So many lives can be saved when hospitals, civic authorities and social workers work together with concentrated co-ordination, as was proved several times over on 17 August.
Thanks to smoothly executed green corridors and two back-to-back heart transplants, a Mumbai hospital was able to save the lives of two critically-ill patients within a matter of four hours.
In the first case, the heart was harvested from a 22-year-old woman who was declared brain dead in Pune's Ruby Hall Clinic after sustaining a head injury. Her husband consented to donate her heart, lungs, liver and kidneys, saving five lives. The recipient of her heart was a 24-year-old college student suffering from dilated cardiomyopathy, who had been on the wait-list for a heart transplant since May this year. A green corridor was created by the Pune and Mumbai traffic police, making it possible to transport the heart to Fortis Hospital in Mumbai at 3:36 am on Thursday morning, covering a distance of 143 km in 109 minutes, reported The Times of India.
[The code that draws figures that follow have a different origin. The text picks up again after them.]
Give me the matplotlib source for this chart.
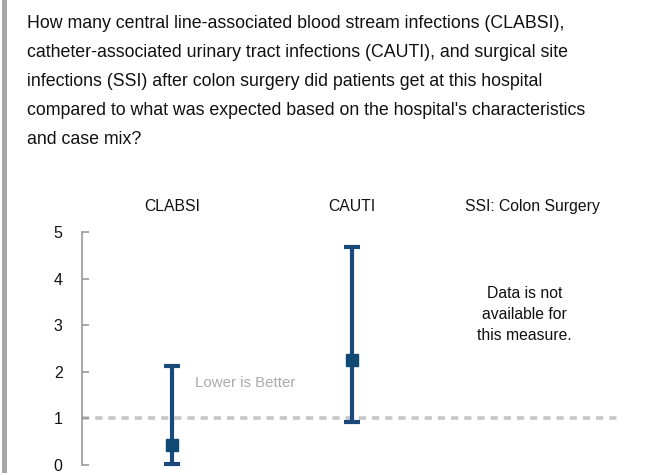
import matplotlib
matplotlib.use("Agg")
import matplotlib.pyplot as plt
import matplotlib.transforms as mtransforms
from matplotlib.patches import Rectangle

plt.rcParams['font.family'] = ['Liberation Sans', 'DejaVu Sans']

title = ("How many central line-associated blood stream infections (CLABSI),\n"
         "catheter-associated urinary tract infections (CAUTI), and surgical site\n"
         "infections (SSI) after colon surgery did patients get at this hospital\n"
         "compared to what was expected based on the hospital's characteristics\n"
         "and case mix?")

categories = ["CLABSI", "CAUTI", "SSI: Colon Surgery"]
values = [0.43, 2.25, None]
lower = [0.02, 0.92, None]
upper = [2.13, 4.67, None]
yticks = [0, 1, 2, 3, 4, 5]
benchmark = 1.0
note = "Data is not\navailable for\nthis measure."
better_label = "Lower is Better"

W, H = 645, 475
fig = plt.figure(figsize=(W / 100, H / 100), dpi=100)

# left gray bar
fig.patches.append(Rectangle((2 / W, 2 / H), 5 / W, 1 - 2 / H, transform=fig.transFigure,
                             facecolor='#a6a6a6', edgecolor='none'))

fig.text(27 / W, 1 - 15 / H, title, ha='left', va='top', fontsize=12.8,
         color='#111111', linespacing=1.93)

ax = fig.add_axes([82 / W, (H - 465) / H, 540 / W, 233 / H])
ax.set_xlim(-0.5, 2.5)
ax.set_ylim(0, 5)

ax.axhline(benchmark, color='#c6c6c6', lw=2.6, ls=(0, (2.0, 1.65)), zorder=1)

navy = '#1a4a7a'
for i, (v, lo, hi) in enumerate(zip(values, lower, upper)):
    if v is None:
        continue
    ax.errorbar([i], [v], yerr=[[v - lo], [hi - v]], fmt='s', color=navy,
                ecolor=navy, elinewidth=3, capsize=6, capthick=3,
                markersize=9, markerfacecolor='#0f4a75', markeredgecolor='#0f4a75',
                zorder=3, clip_on=False)

for s in ['top', 'right', 'bottom']:
    ax.spines[s].set_visible(False)
ax.spines['left'].set_color('#999999')
ax.spines['left'].set_linewidth(1.2)
ax.set_yticks(yticks)
ax.set_yticklabels([str(t) for t in yticks])
ax.tick_params(axis='y', direction='in', length=5, width=1.2, color='#999999',
               labelsize=11.5, labelcolor='#111111', pad=14)
ax.set_xticks([])

cat_tr = ax.get_xaxis_transform() + mtransforms.ScaledTranslation(0, 18 / 100, fig.dpi_scale_trans)
for i, c in enumerate(categories):
    ax.text(i, 1.0, c, transform=cat_tr, ha='center', va='bottom',
            fontsize=11.3, color='#111111')

ax.text(1.96, 3.22, note, ha='center', va='center', fontsize=11.3, color='#111111',
        linespacing=1.5)
ax.text(0.13, 1.75, better_label, ha='left', va='center', fontsize=10.8, color='#aaaaaa')

fig.savefig('out.png', dpi=100)
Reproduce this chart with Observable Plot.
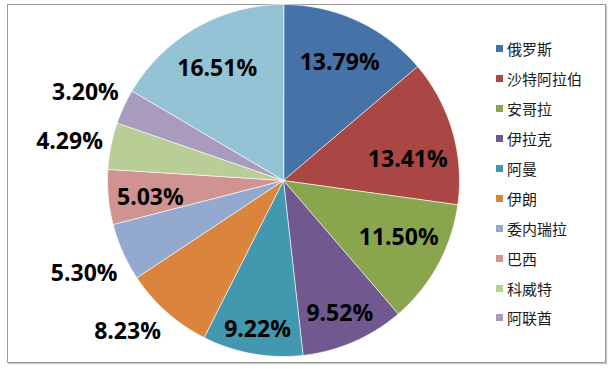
<!DOCTYPE html>
<html><head><meta charset="utf-8">
<script src="https://cdn.jsdelivr.net/npm/d3@7"></script>
<script src="https://cdn.jsdelivr.net/npm/@observablehq/plot@0.6"></script>
<style>
body{margin:0;background:#fff;}
#wrap{position:relative;width:610px;height:369px;overflow:hidden;background:#fff;}
#frame{position:absolute;left:7px;top:4px;width:597px;height:357px;border:1px solid #9a9a9a;box-shadow:1px 1px 1px #c8c8c8;}
#chart{position:absolute;left:0;top:0;}
#legend{position:absolute;left:496px;top:34px;font-family:"Noto Sans CJK SC",sans-serif;font-size:15px;color:#1a1a1a;}
.item{height:29.9px;display:flex;align-items:center;white-space:nowrap;}
.sw{width:7px;height:7px;margin-right:4px;flex:none;}
</style></head><body>
<div id="wrap"><div id="frame"></div><div id="chart"></div><div id="legend"></div></div>
<script>
const countries = ["俄罗斯","沙特阿拉伯","安哥拉","伊拉克","阿曼","伊朗","委内瑞拉","巴西","科威特","阿联酋","其他"];
const shares = [13.79,13.41,11.50,9.52,9.22,8.23,5.30,5.03,4.29,3.20,16.51];
const labels = ["13.79%","13.41%","11.50%","9.52%","9.22%","8.23%","5.30%","5.03%","4.29%","3.20%","16.51%"];
const colors = ["#4572A7","#AA4643","#89A54E","#71588F","#4198AF","#DB843D","#93A9CF","#D19392","#B9CD96","#A99BBD","#93C3D4"];
const legendCountries = countries.slice(0, 10);
const outsideLabels = ["伊朗","委内瑞拉","科威特","阿联酋"];
// best-fit label placement tweaks (degrees, radius factor)
const labelNudge = {"沙特阿拉伯": [5, 0.72], "安哥拉": [-4, 0.72], "伊拉克": [0, 0.8], "阿曼": [0, 0.835], "伊朗": [5, 1.22]};

const pie = d3.pie().sort(null).value(d => d)(shares);

// slice outlines (unit circle, clockwise from 12 o'clock)
const rows = [];
pie.forEach((p, i) => {
  const name = countries[i];
  rows.push({name, x: 0, y: 0});
  const n = Math.max(2, Math.ceil((p.endAngle - p.startAngle) / (Math.PI / 360)));
  for (let k = 0; k <= n; k++) {
    const a = p.startAngle + (p.endAngle - p.startAngle) * k / n;
    rows.push({name, x: Math.sin(a), y: Math.cos(a)});
  }
});

const labelRows = pie.map((p, i) => {
  const name = countries[i];
  let a = (p.startAngle + p.endAngle) / 2;
  let r = outsideLabels.includes(name) ? 1.24 : 0.76;
  if (labelNudge[name]) { a += labelNudge[name][0] * Math.PI / 180; r = labelNudge[name][1]; }
  return {text: labels[i], x: r * Math.sin(a), y: r * Math.cos(a)};
});

const chart = Plot.plot({
  width: 610,
  height: 369,
  marginLeft: 107,
  marginRight: 151,
  marginTop: 4,
  marginBottom: 13,
  x: {domain: [-1, 1], axis: null},
  y: {domain: [-1, 1], axis: null},
  color: {domain: countries, range: colors},
  style: {background: "transparent", overflow: "visible"},
  marks: [
    Plot.line(rows, {x: "x", y: "y", z: "name", fill: "name", stroke: "#ffffff", strokeWidth: 0.8, strokeOpacity: 0.85, curve: "linear-closed"}),
    Plot.text(labelRows, {x: "x", y: "y", text: "text", dy: 4, fill: "#000", fontSize: 23, fontWeight: "bold", fontFamily: "Open Sans"})
  ]
});
document.getElementById("chart").appendChild(chart);

const legend = d3.select("#legend");
legendCountries.forEach((c, i) => {
  const it = legend.append("div").attr("class", "item");
  it.append("div").attr("class", "sw").style("background", colors[i]);
  it.append("span").text(c);
});
</script>
</body></html>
In the second incident, the donor was Shobha Chavan, a 45-year-old domestic worker in Mumbai, who was declared brain dead after being hit by a local train while crossing the tracks. Her husband, too, consented to donate her heart, liver and kidneys, reported Mumbai Mirror. Her heart was transported to Fortis Hospital with the help of a green corridor, covering 18 km in 16 minutes. The recipient was a 58-year-old man suffering from cardiomyopathy. He was on the 'Super Urgent List' for heart transplants.
But these two weren't the only lives saved that day. Thanks to timely consent given by the donors' families, several people around the country received a second lease of life after receiving other organ transplants.
While the 22-year-old donor's liver and kidneys were given to patients in Pune itself, her lung helped save a life in Gleneagles Global Hospital in Chennai, reported The Tribune. One of her lungs was harvested at around 1:30 am and rushed to Pune airport by road. The flight carrying the organ and the transplant team landed in Chennai airport at about 4:30 am. The lung was then transported to the hospital in 15 minutes and successfully transplanted into a patient suffering from end-stage lung disease.
The Chennai hospital claims this case is the longest distance haul of a donated lung in the country.
In the case of Shobha Chavan, one of her kidneys was sent to Jaslok Hospital, the other was given to a patient at MGM hospital (where Shobha was admitted), and the liver was sent to Wockhardt hospital in Mumbai.